The interest in traditional hard disk storage solutions has picked up since the beginning of 2014 after a lull that lasted about two years (since the introduction of the first 4TB hard drive).
This coincided with the meteoric rise of the solid state drive, one that stole the storage limelight as prices fell and storage capacity shot up; but now spinning hard disks are back with a vengeance.
Toshiba has quietly introduced a number of affordable external storage devices, and the HDTC720EK3CA, a tiny 2TB external hard drive sporting a USB 3.0 interface, currently has the highest storage capacity for a 2.5-inch form factor and is part of the company's STOR.E Canvio range.

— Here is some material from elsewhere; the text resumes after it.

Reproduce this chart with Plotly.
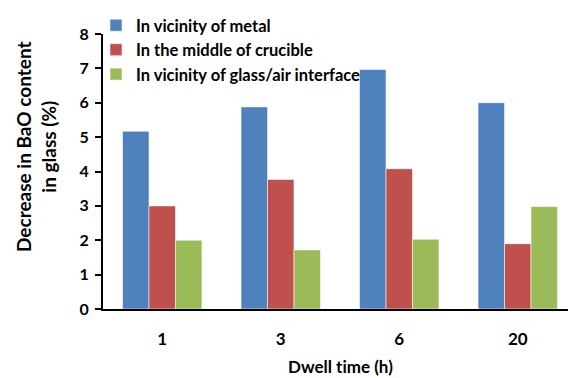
import plotly.graph_objects as go

categories = ["1", "3", "6", "20"]
series_names = ["In vicinity of metal", "In the middle of crucible", "In vicinity of glass/air interface"]
metal = [5.17, 5.88, 6.97, 6.0]
middle = [3.0, 3.77, 4.08, 1.9]
interface = [2.0, 1.72, 2.03, 2.98]
colors = ["#4F81BD", "#C0504D", "#9BBB59"]

FONT = "Lato"
L, R, T, B = 103, 0, 34, 69
W, H = 568, 378
pw = W - L - R
ph = H - T - B

def px2x(px):
    return (px - L) / pw

def py2y(py):
    return (H - B - py) / ph

fig = go.Figure()
for i, (name, vals) in enumerate(zip(series_names, [metal, middle, interface])):
    fig.add_trace(go.Bar(
        x=categories, y=vals, name=name, legendgroup=f"g{i}",
        marker=dict(color=colors[i], line=dict(color="rgba(255,255,255,0.55)", width=1)),
    ))

fig.update_layout(
    width=W, height=H,
    margin=dict(l=L, r=R, t=T, b=B),
    plot_bgcolor="white", paper_bgcolor="white",
    barmode="group", bargap=0.33, bargroupgap=0,
    font=dict(family=FONT, size=15, color="black"),
    showlegend=True,
    legend=dict(
        x=px2x(96), y=py2y(8), xanchor="left", yanchor="top",
        bgcolor="rgba(0,0,0,0)", tracegroupgap=0,
        font=dict(family=FONT, size=16.5, color="black", weight="bold"),
        itemwidth=30,
    ),
    xaxis=dict(
        type="category", range=[-0.5, 3.424],
        showline=True, linecolor="black", linewidth=2,
        ticks="", showgrid=False, ticklabelstandoff=14,
        tickfont=dict(family=FONT, size=17, weight="bold"),
    ),
    yaxis=dict(
        range=[0, 8], dtick=1,
        showline=True, linecolor="black", linewidth=2,
        ticks="outside", ticklen=6, tickwidth=2, tickcolor="black",
        showgrid=False, zeroline=False, ticklabelstandoff=3,
        tickfont=dict(family=FONT, size=16, weight="bold"),
    ),
    annotations=[
        dict(text="Decrease in BaO content<br>in glass (%)", textangle=-90,
             x=px2x(36), y=py2y(147), xref="paper", yref="paper",
             xanchor="center", yanchor="middle", showarrow=False,
             font=dict(family=FONT, size=19, weight="bold")),
        dict(text="Dwell t\u200cime (h)", x=px2x(340), y=py2y(366),
             xref="paper", yref="paper", xanchor="center", yanchor="middle",
             showarrow=False,
             font=dict(family=FONT, size=17, weight="bold")),
    ],
)

fig.write_html("out.html")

At well under £80 (about $130, AU$ 140) at Amazon (opens in new tab), it is about 15% more expensive than the now discontinued HDTB120EK3CA, which has the same storage capacity and was part of the STOR.E Basics range.
Both are cheaper than all the comparable internal hard disk drives on the market, a weird but logical outcome based on demand and supply.
Despite costing more to build, external drives sell for cheaper because manufacturers such as Toshiba and Seagate are ready to sacrifice margins for sales volume.
The main difference between the two Toshiba drives – other than the price and the design – boils down to the bundled applications.
The Canvio is preloaded with Pogoplug and NTI Backup Now EZ which allows you to access the drive remotely and backup your data respectively. The former alone costs about £18 (about $30, AU$32) and comes with 10GB online cloud storage for free; you can't buy NTI's application on its own.
Out of the box, the STOR.E Canvio looks ridiculously small, sitting comfortably in the palm of my hand. It weighs 230g (just under half a pound) and its dimensions are 111 x 79 x 20.5mm (4.37 x 3.11 x 0.81 inches); in other words, not much bigger or heavier than a pack of 20 cigarettes.
Its corners are slightly rounded with two glossy sides and a white LED on the front that lights up when the drive is on. Getting it to work requires a free USB port (USB 3.0 preferably).
A sticker and four tiny rubber feet are located on the underside of the drive. There didn't seem to be any easy way of prying the unit open to extract the hard drive for use, say, in a gaming console like the Xbox 360 or the PS3.
- PCMark 8 Rating: 1871
- Crystal Benchmark Reads: 119.5Mbps/142.85 IOPS
- Crystal Benchmark Writes: 118.3Mbps/306.92 IOPS
The Toshiba 2TB Canvio USB 3.0 drive performs more sluggishly than recent hard disk drives of similar capacities (Seagate Wireless 2TB, LaCie Fuel 2TB) but not by a big margin (less than 10% in the PCMark 8 storage benchmark).
The drive that Toshiba used is likely to be the MQ01ABB200 which was launched in 2013; it is a 15mm model that has four 500GB platters, a 5,400RPM rotational speed, 8MB buffer and an average seek time of 12ms/22ms in read/write.
That compares poorly with the Samsung SpinPoint M9T drive, released this year that has a higher platter density (three 667GB platters), four times the cache size (32MB) and is way thinner (9.5mm versus 15mm). As a side note, not surprisingly, Toshiba's bare drive costs about 25% more than its external version.
This drive is great value for money if you want something small, with ample storage, that can slip in your back pocket, and has some interesting added features (Pogoplug, free online storage, backup application).
There's nothing headline-grabbing about its design and performance, but it will allow you to transfer oodles of bytes cheaply and quickly. Since it is USB-powered, you won't need a power connector to make it work, either.
Put simply, Toshiba's 2TB Canvio USB 3.0 drive cannot be beaten (except by Toshiba's own Basics range) when it comes to affordability in terms of TB (Terabyte) per unit volume.